== Extracted data ==
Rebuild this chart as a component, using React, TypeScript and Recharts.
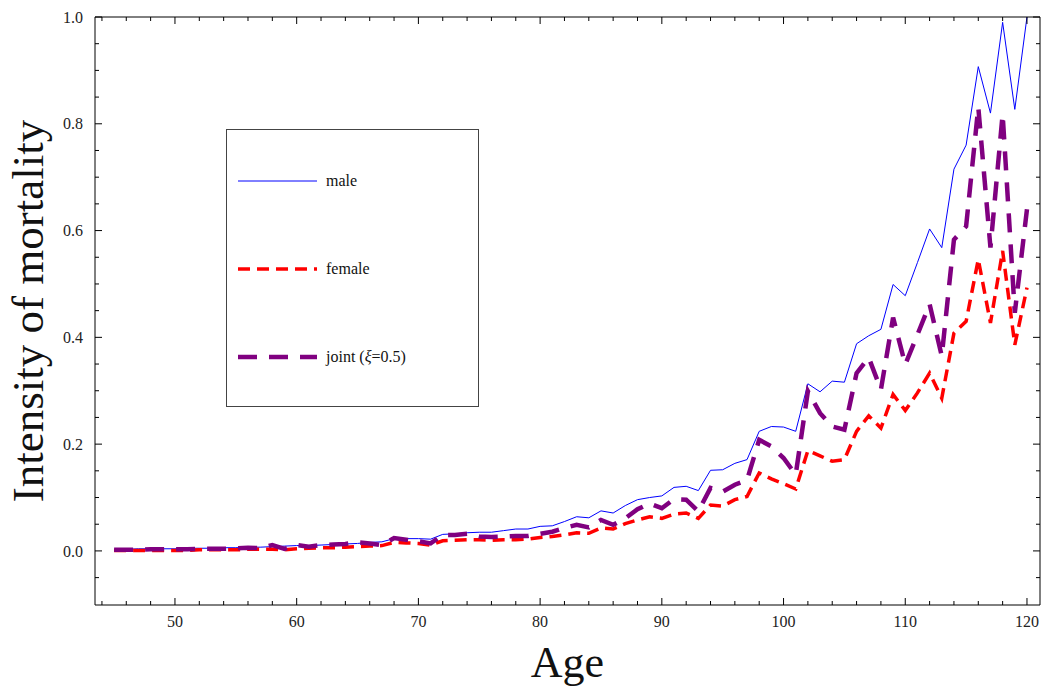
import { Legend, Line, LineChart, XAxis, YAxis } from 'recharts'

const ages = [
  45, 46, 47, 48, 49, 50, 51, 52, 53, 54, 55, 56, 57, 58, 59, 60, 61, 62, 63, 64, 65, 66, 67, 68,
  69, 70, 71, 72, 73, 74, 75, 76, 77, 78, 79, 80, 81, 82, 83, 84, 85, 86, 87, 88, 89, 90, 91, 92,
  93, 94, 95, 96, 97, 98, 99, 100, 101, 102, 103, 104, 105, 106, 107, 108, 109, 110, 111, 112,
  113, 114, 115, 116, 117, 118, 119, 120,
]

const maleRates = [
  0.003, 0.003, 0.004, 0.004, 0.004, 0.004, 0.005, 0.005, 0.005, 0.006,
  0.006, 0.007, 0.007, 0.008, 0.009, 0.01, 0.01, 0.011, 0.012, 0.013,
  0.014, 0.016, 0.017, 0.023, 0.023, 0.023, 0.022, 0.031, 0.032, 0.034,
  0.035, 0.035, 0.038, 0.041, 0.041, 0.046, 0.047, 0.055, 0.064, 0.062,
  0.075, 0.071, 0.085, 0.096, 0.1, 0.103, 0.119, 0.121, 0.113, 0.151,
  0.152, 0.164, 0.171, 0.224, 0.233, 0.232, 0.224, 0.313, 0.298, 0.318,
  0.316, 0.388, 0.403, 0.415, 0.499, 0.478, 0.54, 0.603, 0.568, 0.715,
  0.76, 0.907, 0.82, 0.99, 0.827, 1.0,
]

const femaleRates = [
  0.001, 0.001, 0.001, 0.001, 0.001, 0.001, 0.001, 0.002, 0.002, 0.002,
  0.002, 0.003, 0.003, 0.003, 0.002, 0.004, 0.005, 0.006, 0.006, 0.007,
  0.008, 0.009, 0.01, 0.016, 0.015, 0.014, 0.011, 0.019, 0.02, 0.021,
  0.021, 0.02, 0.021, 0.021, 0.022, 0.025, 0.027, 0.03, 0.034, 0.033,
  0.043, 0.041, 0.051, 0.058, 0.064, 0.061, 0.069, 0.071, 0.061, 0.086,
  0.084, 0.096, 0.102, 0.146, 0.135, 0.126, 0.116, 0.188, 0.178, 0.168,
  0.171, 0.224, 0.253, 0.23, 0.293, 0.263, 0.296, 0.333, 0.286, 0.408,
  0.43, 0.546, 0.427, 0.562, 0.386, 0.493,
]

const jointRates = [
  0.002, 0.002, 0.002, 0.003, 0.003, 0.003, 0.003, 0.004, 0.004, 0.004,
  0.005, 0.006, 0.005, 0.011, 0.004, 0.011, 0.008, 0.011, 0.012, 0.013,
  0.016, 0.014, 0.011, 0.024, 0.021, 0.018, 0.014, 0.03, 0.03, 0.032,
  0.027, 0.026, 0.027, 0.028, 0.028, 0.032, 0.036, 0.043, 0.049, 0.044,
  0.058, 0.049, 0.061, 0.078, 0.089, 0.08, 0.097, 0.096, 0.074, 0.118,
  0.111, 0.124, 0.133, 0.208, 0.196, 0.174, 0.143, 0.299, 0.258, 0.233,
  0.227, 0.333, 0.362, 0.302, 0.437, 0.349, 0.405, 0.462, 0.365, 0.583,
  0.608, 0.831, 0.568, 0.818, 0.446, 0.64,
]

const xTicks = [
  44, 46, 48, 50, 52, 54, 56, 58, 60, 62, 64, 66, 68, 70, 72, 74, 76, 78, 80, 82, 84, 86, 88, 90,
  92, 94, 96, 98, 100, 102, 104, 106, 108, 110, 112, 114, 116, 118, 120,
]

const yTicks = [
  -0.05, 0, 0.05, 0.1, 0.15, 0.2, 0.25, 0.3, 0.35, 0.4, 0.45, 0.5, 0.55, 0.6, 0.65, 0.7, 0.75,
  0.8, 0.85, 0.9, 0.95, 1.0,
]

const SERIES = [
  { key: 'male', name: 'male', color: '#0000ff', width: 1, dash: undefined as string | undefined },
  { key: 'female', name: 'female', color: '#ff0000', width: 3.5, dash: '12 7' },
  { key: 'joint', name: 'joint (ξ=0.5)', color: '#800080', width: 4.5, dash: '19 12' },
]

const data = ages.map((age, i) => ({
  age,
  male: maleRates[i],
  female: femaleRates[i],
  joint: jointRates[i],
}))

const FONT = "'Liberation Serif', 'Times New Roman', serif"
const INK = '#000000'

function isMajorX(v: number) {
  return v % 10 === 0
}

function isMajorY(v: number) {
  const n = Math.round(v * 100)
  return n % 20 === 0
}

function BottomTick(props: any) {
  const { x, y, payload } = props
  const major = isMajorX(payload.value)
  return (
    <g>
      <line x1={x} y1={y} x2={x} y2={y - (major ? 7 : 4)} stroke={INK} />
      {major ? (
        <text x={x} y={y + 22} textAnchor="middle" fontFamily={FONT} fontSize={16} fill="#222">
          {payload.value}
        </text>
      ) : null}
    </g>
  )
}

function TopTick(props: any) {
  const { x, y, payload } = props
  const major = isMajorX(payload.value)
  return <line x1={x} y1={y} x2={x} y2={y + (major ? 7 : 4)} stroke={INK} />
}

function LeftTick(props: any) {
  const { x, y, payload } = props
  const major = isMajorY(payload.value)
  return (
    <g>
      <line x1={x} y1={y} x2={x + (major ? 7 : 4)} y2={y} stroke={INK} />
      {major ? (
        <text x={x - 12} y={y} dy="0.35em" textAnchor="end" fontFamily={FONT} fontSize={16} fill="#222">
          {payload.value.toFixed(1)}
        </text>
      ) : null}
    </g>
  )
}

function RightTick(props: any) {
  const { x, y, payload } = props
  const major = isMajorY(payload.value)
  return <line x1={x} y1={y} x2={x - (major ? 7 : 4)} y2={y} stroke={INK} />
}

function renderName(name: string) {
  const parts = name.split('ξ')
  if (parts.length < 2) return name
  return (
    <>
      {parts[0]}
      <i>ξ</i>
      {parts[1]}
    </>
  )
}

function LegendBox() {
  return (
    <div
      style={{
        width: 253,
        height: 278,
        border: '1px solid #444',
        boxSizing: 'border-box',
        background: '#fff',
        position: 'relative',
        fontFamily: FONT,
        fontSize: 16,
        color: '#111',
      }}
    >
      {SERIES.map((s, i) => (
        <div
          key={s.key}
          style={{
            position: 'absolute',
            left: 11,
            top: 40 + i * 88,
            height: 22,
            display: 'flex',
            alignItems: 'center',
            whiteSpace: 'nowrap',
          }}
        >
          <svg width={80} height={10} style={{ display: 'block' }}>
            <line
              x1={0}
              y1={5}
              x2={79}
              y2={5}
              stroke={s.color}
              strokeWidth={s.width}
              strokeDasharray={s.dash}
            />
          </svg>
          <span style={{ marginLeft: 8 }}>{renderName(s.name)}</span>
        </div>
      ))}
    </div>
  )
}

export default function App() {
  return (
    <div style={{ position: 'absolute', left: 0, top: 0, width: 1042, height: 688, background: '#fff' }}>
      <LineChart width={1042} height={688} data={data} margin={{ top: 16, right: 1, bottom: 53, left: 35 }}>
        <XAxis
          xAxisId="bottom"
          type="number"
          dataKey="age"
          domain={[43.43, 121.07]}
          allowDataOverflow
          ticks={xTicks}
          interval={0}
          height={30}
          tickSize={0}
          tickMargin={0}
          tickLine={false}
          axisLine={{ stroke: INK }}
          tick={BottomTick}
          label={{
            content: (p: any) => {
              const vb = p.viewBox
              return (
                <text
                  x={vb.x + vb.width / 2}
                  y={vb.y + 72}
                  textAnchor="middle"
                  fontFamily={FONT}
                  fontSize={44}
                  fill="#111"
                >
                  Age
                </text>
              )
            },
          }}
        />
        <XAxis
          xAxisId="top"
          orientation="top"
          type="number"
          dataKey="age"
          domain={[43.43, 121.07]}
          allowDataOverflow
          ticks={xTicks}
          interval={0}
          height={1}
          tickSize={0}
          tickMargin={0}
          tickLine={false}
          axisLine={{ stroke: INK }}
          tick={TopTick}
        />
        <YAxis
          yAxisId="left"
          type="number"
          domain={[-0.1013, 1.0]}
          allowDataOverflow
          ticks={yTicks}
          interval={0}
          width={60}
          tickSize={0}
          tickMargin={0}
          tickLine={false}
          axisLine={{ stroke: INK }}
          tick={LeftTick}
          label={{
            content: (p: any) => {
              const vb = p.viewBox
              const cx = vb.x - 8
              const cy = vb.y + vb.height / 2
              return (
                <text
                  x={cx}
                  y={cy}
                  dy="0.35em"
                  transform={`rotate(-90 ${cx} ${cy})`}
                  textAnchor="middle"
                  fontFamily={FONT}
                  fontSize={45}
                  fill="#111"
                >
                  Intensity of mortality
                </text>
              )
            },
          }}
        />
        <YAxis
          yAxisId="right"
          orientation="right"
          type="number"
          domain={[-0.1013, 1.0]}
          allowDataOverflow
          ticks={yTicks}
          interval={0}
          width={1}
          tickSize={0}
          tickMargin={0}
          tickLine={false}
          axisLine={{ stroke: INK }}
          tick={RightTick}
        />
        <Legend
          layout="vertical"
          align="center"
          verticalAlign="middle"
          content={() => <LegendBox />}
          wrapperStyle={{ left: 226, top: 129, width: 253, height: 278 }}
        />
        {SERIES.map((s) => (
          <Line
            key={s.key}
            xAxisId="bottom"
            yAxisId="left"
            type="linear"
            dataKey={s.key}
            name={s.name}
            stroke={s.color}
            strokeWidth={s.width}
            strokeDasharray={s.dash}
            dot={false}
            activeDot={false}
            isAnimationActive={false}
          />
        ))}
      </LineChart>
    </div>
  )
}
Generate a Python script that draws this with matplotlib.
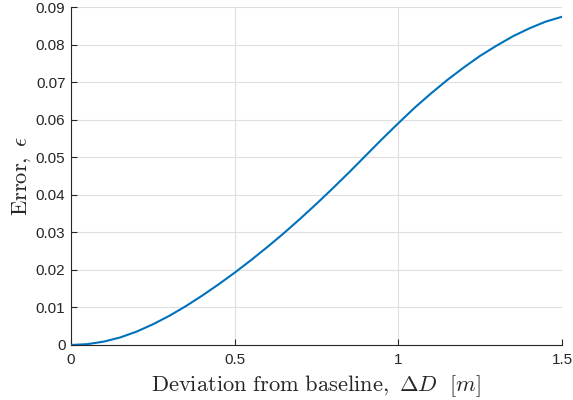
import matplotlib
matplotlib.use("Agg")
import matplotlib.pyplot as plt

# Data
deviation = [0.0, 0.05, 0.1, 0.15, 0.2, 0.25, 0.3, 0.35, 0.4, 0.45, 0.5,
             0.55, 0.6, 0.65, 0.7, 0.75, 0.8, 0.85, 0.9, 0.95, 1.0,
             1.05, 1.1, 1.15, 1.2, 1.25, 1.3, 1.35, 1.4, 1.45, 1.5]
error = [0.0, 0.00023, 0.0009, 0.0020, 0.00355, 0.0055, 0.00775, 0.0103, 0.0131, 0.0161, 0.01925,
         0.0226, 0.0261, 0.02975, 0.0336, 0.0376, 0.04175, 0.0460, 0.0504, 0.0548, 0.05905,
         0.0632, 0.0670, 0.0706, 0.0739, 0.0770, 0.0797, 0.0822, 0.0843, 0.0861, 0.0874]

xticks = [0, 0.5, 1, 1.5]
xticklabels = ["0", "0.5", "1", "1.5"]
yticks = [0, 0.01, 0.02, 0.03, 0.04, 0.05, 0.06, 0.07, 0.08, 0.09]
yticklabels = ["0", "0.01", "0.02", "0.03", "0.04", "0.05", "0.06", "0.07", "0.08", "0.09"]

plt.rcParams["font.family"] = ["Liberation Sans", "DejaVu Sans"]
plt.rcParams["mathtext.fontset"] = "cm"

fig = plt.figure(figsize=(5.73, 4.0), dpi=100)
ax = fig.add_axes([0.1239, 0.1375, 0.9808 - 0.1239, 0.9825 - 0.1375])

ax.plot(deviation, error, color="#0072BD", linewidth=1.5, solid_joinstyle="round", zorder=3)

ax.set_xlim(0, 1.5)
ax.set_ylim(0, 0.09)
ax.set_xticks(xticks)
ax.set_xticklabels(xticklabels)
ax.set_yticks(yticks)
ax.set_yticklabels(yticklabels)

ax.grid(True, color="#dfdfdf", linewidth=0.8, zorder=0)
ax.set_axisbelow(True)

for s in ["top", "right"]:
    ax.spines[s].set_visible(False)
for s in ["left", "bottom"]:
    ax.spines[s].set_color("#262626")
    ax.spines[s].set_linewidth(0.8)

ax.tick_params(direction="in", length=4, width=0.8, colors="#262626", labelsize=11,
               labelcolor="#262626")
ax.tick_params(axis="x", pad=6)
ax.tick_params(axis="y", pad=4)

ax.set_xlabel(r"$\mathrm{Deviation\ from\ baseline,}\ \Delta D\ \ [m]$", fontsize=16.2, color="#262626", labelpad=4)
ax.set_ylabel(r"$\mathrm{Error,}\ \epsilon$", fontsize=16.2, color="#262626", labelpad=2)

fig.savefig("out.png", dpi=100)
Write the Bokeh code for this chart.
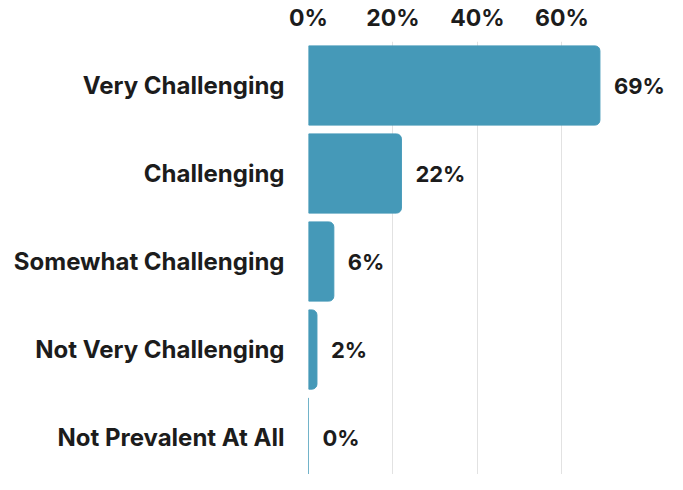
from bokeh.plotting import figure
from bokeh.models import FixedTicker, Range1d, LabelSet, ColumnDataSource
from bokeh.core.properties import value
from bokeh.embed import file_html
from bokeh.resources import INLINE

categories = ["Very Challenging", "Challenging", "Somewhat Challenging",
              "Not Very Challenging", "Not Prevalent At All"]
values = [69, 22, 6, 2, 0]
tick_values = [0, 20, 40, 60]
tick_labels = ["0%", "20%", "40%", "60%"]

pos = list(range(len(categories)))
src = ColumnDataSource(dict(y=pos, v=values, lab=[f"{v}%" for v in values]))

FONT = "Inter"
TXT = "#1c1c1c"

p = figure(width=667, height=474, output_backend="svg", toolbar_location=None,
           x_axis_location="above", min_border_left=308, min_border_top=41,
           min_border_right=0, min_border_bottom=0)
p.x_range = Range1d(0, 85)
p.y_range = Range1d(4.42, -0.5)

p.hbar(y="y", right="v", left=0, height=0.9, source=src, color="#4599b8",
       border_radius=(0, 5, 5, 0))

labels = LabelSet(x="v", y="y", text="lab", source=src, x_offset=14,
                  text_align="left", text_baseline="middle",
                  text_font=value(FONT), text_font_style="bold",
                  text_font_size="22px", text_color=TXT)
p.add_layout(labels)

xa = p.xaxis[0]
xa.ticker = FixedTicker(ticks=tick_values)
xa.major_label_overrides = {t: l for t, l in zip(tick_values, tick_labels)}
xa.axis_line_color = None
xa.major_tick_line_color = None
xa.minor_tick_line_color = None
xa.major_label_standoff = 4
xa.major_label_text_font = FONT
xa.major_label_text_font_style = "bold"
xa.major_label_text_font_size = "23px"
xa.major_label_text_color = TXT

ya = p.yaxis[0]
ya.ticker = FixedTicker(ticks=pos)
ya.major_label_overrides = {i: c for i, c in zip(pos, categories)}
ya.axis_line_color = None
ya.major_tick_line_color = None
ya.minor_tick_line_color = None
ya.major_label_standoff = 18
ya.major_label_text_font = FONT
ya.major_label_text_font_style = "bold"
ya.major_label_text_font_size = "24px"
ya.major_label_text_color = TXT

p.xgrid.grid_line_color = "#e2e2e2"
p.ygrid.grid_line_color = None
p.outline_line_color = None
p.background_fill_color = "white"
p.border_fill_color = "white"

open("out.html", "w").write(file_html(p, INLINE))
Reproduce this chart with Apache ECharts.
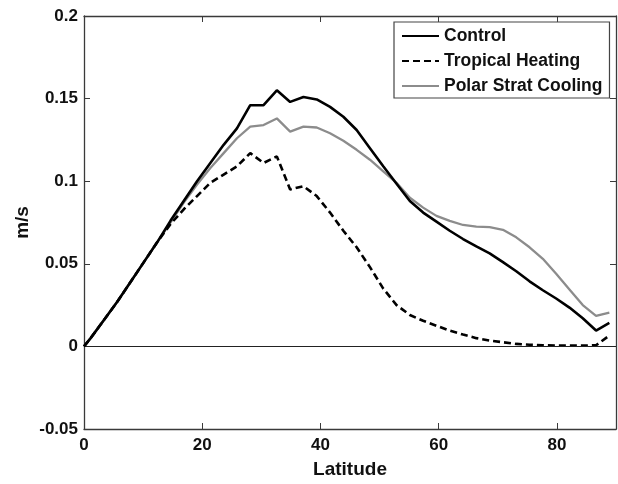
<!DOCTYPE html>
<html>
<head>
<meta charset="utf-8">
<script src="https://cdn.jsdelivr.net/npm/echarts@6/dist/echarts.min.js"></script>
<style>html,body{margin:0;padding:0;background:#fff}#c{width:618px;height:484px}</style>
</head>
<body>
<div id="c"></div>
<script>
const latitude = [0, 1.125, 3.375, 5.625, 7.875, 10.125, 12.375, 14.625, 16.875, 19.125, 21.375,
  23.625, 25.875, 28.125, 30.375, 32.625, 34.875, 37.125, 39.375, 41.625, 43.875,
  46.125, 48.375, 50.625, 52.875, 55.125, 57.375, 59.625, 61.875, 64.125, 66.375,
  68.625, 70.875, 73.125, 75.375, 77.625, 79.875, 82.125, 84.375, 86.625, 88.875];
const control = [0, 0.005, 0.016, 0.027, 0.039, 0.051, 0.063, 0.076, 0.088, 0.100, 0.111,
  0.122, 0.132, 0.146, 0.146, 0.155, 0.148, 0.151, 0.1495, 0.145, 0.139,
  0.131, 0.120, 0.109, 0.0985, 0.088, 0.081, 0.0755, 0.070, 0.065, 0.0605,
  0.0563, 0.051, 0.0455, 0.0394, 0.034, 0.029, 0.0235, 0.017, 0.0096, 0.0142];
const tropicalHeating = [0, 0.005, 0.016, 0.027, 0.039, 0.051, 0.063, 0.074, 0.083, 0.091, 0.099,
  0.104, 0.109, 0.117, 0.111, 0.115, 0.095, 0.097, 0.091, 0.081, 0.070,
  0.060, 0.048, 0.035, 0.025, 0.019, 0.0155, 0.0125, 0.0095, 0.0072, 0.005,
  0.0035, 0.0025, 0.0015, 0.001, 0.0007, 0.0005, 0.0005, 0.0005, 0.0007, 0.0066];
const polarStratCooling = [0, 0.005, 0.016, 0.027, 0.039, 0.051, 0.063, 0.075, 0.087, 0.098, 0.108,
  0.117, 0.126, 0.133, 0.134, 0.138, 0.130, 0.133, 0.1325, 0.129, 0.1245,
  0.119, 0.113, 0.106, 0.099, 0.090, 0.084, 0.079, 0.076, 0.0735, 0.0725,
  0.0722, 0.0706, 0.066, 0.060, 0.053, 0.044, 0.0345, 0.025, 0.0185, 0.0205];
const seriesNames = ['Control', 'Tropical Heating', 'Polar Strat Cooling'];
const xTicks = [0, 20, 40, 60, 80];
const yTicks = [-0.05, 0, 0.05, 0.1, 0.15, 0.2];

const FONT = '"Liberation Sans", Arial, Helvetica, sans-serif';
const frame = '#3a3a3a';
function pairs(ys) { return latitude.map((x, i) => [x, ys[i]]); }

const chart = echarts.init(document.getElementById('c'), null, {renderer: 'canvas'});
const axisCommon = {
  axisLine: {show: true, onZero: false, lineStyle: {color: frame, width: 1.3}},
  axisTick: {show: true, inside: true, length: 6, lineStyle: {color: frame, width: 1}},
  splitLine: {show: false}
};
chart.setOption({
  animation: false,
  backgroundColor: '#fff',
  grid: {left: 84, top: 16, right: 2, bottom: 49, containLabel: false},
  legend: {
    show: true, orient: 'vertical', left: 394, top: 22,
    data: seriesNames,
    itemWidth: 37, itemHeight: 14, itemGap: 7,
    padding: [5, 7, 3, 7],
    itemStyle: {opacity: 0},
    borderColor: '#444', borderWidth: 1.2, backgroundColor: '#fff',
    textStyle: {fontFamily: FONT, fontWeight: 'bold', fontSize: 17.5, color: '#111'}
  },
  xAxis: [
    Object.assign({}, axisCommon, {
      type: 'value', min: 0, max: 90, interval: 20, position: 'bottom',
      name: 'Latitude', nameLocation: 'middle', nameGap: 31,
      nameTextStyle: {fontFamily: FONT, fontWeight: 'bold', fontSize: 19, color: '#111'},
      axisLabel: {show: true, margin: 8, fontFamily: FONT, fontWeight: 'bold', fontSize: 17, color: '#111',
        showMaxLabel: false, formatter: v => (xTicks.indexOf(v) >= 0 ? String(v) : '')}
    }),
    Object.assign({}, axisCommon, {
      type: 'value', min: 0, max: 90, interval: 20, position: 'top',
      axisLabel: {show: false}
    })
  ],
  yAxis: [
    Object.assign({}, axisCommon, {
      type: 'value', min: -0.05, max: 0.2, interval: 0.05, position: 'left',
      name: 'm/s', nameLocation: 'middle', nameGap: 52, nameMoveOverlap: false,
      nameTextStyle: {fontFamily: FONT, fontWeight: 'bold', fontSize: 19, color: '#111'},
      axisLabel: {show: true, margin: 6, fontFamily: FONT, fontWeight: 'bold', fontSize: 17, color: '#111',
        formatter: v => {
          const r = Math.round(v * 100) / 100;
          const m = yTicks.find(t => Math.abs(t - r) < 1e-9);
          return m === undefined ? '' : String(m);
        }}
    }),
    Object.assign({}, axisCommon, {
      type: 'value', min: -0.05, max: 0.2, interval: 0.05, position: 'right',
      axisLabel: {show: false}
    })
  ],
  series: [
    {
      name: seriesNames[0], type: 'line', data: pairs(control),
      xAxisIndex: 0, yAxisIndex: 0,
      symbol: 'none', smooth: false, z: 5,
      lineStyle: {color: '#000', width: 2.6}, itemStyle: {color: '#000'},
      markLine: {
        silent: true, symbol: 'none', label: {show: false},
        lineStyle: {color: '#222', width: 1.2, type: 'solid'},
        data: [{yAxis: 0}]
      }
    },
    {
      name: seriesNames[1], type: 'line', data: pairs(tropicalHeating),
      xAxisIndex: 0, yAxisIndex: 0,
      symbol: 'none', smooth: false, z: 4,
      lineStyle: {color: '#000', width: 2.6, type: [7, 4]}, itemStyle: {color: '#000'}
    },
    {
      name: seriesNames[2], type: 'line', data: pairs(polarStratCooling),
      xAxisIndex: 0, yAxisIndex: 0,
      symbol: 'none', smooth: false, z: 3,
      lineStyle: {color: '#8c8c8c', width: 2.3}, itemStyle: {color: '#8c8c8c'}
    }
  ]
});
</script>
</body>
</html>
===
◆ Task
The copy should hold exactly the lines from the line with "Generate a Python" to the line with "import matplotlib.pyplot as plt", both ends in, set down without any pictures and with nothing added.

◆ Final answer
Generate a Python script that draws this with matplotlib.
import matplotlib
matplotlib.use("Agg")
import matplotlib.pyplot as plt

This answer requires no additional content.